* _Data_:
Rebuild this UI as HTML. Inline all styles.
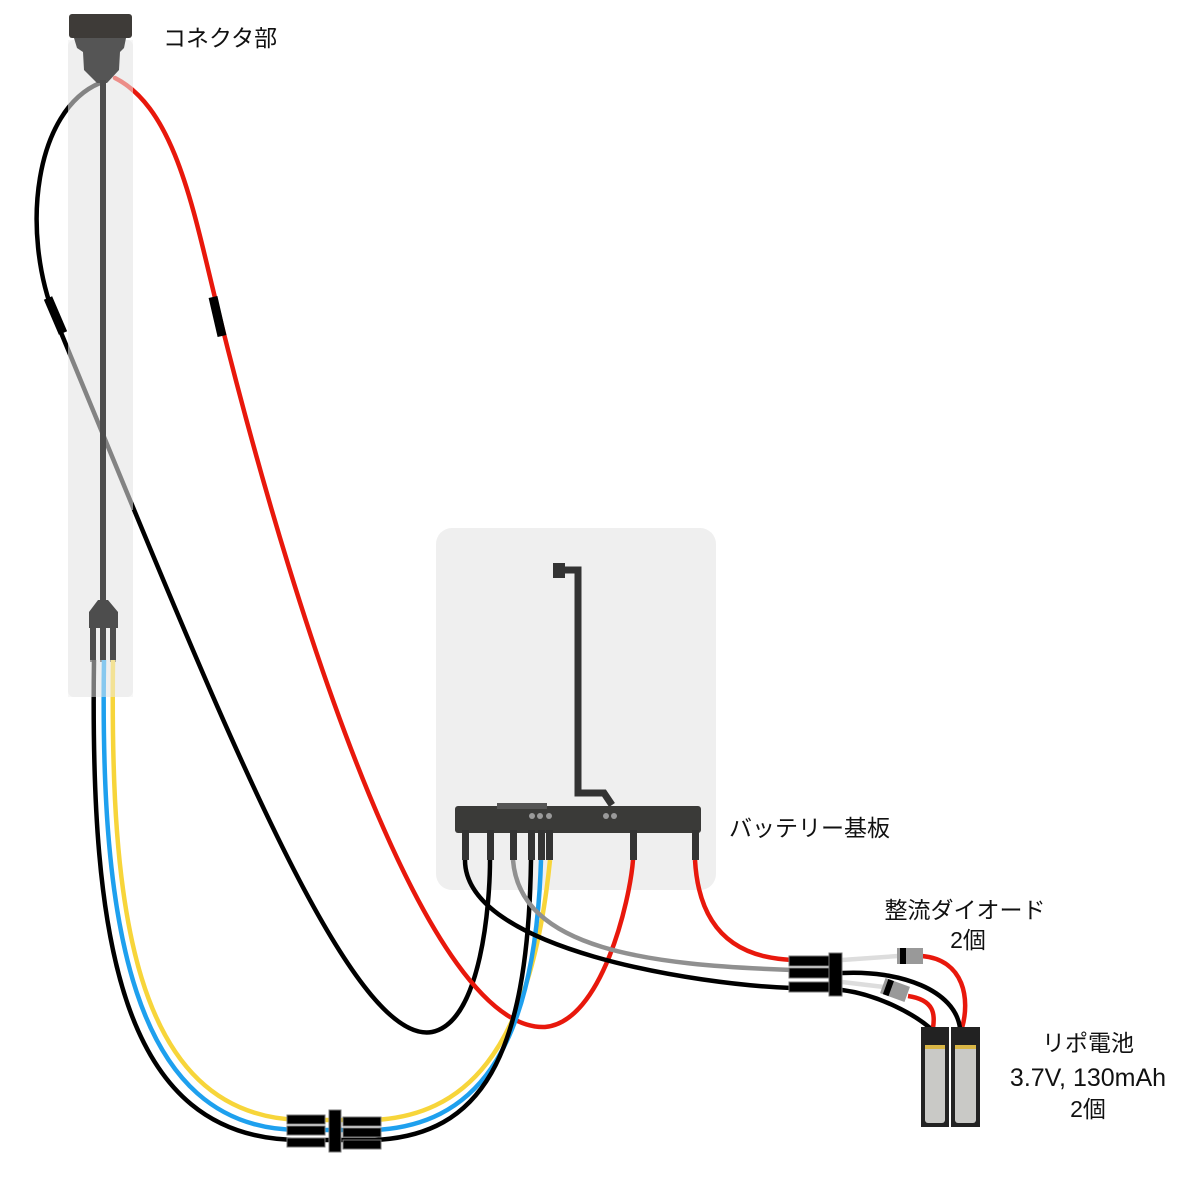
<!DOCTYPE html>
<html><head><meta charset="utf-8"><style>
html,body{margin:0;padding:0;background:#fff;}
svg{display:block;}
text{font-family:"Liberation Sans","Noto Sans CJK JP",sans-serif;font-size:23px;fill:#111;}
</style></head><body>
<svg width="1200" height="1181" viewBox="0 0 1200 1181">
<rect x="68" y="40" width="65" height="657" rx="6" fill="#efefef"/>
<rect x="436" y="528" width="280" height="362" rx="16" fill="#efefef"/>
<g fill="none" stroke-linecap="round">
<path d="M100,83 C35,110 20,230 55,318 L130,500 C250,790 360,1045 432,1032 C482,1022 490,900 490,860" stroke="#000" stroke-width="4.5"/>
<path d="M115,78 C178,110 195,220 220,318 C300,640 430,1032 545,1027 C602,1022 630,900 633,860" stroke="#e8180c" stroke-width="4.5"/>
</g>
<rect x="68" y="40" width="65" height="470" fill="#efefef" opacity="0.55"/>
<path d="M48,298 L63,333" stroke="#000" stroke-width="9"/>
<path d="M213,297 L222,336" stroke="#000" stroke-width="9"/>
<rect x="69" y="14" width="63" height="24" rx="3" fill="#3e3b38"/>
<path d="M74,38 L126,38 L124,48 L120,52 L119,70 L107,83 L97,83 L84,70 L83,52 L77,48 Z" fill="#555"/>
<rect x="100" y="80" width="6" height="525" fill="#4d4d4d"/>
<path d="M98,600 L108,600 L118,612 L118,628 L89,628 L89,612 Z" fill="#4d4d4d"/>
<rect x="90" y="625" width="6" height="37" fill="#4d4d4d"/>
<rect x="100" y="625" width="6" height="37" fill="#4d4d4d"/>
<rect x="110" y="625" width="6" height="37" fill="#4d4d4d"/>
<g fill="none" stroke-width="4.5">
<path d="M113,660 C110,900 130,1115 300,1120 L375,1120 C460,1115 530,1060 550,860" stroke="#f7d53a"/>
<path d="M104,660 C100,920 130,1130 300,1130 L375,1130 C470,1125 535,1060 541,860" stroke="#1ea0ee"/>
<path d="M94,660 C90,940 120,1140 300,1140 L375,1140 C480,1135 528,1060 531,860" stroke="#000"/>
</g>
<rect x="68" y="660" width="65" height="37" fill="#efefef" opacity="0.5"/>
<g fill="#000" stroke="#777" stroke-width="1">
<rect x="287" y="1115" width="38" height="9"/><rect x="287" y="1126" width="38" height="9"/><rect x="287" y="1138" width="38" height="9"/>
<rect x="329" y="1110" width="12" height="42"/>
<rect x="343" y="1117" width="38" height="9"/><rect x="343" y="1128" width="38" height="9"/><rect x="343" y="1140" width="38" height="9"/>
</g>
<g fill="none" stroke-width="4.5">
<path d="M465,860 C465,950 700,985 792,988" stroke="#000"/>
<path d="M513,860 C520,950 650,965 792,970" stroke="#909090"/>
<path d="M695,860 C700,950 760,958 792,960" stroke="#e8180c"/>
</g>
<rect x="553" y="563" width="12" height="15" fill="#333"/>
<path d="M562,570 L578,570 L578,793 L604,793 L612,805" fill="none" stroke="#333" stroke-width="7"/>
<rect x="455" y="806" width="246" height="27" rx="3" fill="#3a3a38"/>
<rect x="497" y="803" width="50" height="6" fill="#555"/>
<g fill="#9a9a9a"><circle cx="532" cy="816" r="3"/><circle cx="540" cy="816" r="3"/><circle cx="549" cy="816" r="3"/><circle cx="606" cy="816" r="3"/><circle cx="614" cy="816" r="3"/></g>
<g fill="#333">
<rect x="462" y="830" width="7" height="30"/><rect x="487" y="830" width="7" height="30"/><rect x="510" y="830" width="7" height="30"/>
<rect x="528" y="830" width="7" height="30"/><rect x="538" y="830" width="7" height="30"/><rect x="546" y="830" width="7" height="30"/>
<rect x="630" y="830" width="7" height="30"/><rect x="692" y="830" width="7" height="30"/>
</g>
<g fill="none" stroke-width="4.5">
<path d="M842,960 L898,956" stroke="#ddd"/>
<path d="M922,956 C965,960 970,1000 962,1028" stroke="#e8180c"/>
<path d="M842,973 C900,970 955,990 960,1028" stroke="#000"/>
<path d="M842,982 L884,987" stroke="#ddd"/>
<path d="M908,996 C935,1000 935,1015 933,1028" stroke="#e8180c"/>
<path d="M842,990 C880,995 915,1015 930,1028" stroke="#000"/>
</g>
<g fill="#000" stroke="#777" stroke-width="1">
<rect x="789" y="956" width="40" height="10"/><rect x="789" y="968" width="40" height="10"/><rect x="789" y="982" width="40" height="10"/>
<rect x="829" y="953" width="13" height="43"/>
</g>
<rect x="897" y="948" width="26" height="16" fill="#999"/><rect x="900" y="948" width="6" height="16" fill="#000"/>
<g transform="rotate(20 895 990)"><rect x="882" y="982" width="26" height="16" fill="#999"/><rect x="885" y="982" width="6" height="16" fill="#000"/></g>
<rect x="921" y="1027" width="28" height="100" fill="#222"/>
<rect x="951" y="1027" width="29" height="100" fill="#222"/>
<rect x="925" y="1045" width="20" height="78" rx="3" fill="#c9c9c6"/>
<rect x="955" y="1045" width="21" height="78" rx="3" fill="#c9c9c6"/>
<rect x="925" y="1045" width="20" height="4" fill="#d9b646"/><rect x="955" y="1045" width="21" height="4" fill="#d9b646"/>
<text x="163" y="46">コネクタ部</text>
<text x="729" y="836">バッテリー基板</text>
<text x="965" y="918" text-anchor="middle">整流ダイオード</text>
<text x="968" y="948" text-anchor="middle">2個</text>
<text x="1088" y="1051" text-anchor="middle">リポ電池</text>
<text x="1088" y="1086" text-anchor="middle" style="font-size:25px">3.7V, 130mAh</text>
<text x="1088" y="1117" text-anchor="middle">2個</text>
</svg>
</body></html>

* _Given instruction_:
Quote in full the listing given above; the images are to be left out.

* _Task response_:
Rebuild this UI as HTML. Inline all styles.
<!DOCTYPE html>
<html><head><meta charset="utf-8"><style>
html,body{margin:0;padding:0;background:#fff;}
svg{display:block;}
text{font-family:"Liberation Sans","Noto Sans CJK JP",sans-serif;font-size:23px;fill:#111;}
</style></head><body>
<svg width="1200" height="1181" viewBox="0 0 1200 1181">
<rect x="68" y="40" width="65" height="657" rx="6" fill="#efefef"/>
<rect x="436" y="528" width="280" height="362" rx="16" fill="#efefef"/>
<g fill="none" stroke-linecap="round">
<path d="M100,83 C35,110 20,230 55,318 L130,500 C250,790 360,1045 432,1032 C482,1022 490,900 490,860" stroke="#000" stroke-width="4.5"/>
<path d="M115,78 C178,110 195,220 220,318 C300,640 430,1032 545,1027 C602,1022 630,900 633,860" stroke="#e8180c" stroke-width="4.5"/>
</g>
<rect x="68" y="40" width="65" height="470" fill="#efefef" opacity="0.55"/>
<path d="M48,298 L63,333" stroke="#000" stroke-width="9"/>
<path d="M213,297 L222,336" stroke="#000" stroke-width="9"/>
<rect x="69" y="14" width="63" height="24" rx="3" fill="#3e3b38"/>
<path d="M74,38 L126,38 L124,48 L120,52 L119,70 L107,83 L97,83 L84,70 L83,52 L77,48 Z" fill="#555"/>
<rect x="100" y="80" width="6" height="525" fill="#4d4d4d"/>
<path d="M98,600 L108,600 L118,612 L118,628 L89,628 L89,612 Z" fill="#4d4d4d"/>
<rect x="90" y="625" width="6" height="37" fill="#4d4d4d"/>
<rect x="100" y="625" width="6" height="37" fill="#4d4d4d"/>
<rect x="110" y="625" width="6" height="37" fill="#4d4d4d"/>
<g fill="none" stroke-width="4.5">
<path d="M113,660 C110,900 130,1115 300,1120 L375,1120 C460,1115 530,1060 550,860" stroke="#f7d53a"/>
<path d="M104,660 C100,920 130,1130 300,1130 L375,1130 C470,1125 535,1060 541,860" stroke="#1ea0ee"/>
<path d="M94,660 C90,940 120,1140 300,1140 L375,1140 C480,1135 528,1060 531,860" stroke="#000"/>
</g>
<rect x="68" y="660" width="65" height="37" fill="#efefef" opacity="0.5"/>
<g fill="#000" stroke="#777" stroke-width="1">
<rect x="287" y="1115" width="38" height="9"/><rect x="287" y="1126" width="38" height="9"/><rect x="287" y="1138" width="38" height="9"/>
<rect x="329" y="1110" width="12" height="42"/>
<rect x="343" y="1117" width="38" height="9"/><rect x="343" y="1128" width="38" height="9"/><rect x="343" y="1140" width="38" height="9"/>
</g>
<g fill="none" stroke-width="4.5">
<path d="M465,860 C465,950 700,985 792,988" stroke="#000"/>
<path d="M513,860 C520,950 650,965 792,970" stroke="#909090"/>
<path d="M695,860 C700,950 760,958 792,960" stroke="#e8180c"/>
</g>
<rect x="553" y="563" width="12" height="15" fill="#333"/>
<path d="M562,570 L578,570 L578,793 L604,793 L612,805" fill="none" stroke="#333" stroke-width="7"/>
<rect x="455" y="806" width="246" height="27" rx="3" fill="#3a3a38"/>
<rect x="497" y="803" width="50" height="6" fill="#555"/>
<g fill="#9a9a9a"><circle cx="532" cy="816" r="3"/><circle cx="540" cy="816" r="3"/><circle cx="549" cy="816" r="3"/><circle cx="606" cy="816" r="3"/><circle cx="614" cy="816" r="3"/></g>
<g fill="#333">
<rect x="462" y="830" width="7" height="30"/><rect x="487" y="830" width="7" height="30"/><rect x="510" y="830" width="7" height="30"/>
<rect x="528" y="830" width="7" height="30"/><rect x="538" y="830" width="7" height="30"/><rect x="546" y="830" width="7" height="30"/>
<rect x="630" y="830" width="7" height="30"/><rect x="692" y="830" width="7" height="30"/>
</g>
<g fill="none" stroke-width="4.5">
<path d="M842,960 L898,956" stroke="#ddd"/>
<path d="M922,956 C965,960 970,1000 962,1028" stroke="#e8180c"/>
<path d="M842,973 C900,970 955,990 960,1028" stroke="#000"/>
<path d="M842,982 L884,987" stroke="#ddd"/>
<path d="M908,996 C935,1000 935,1015 933,1028" stroke="#e8180c"/>
<path d="M842,990 C880,995 915,1015 930,1028" stroke="#000"/>
</g>
<g fill="#000" stroke="#777" stroke-width="1">
<rect x="789" y="956" width="40" height="10"/><rect x="789" y="968" width="40" height="10"/><rect x="789" y="982" width="40" height="10"/>
<rect x="829" y="953" width="13" height="43"/>
</g>
<rect x="897" y="948" width="26" height="16" fill="#999"/><rect x="900" y="948" width="6" height="16" fill="#000"/>
<g transform="rotate(20 895 990)"><rect x="882" y="982" width="26" height="16" fill="#999"/><rect x="885" y="982" width="6" height="16" fill="#000"/></g>
<rect x="921" y="1027" width="28" height="100" fill="#222"/>
<rect x="951" y="1027" width="29" height="100" fill="#222"/>
<rect x="925" y="1045" width="20" height="78" rx="3" fill="#c9c9c6"/>
<rect x="955" y="1045" width="21" height="78" rx="3" fill="#c9c9c6"/>
<rect x="925" y="1045" width="20" height="4" fill="#d9b646"/><rect x="955" y="1045" width="21" height="4" fill="#d9b646"/>
<text x="163" y="46">コネクタ部</text>
<text x="729" y="836">バッテリー基板</text>
<text x="965" y="918" text-anchor="middle">整流ダイオード</text>
<text x="968" y="948" text-anchor="middle">2個</text>
<text x="1088" y="1051" text-anchor="middle">リポ電池</text>
<text x="1088" y="1086" text-anchor="middle" style="font-size:25px">3.7V, 130mAh</text>
<text x="1088" y="1117" text-anchor="middle">2個</text>
</svg>
</body></html>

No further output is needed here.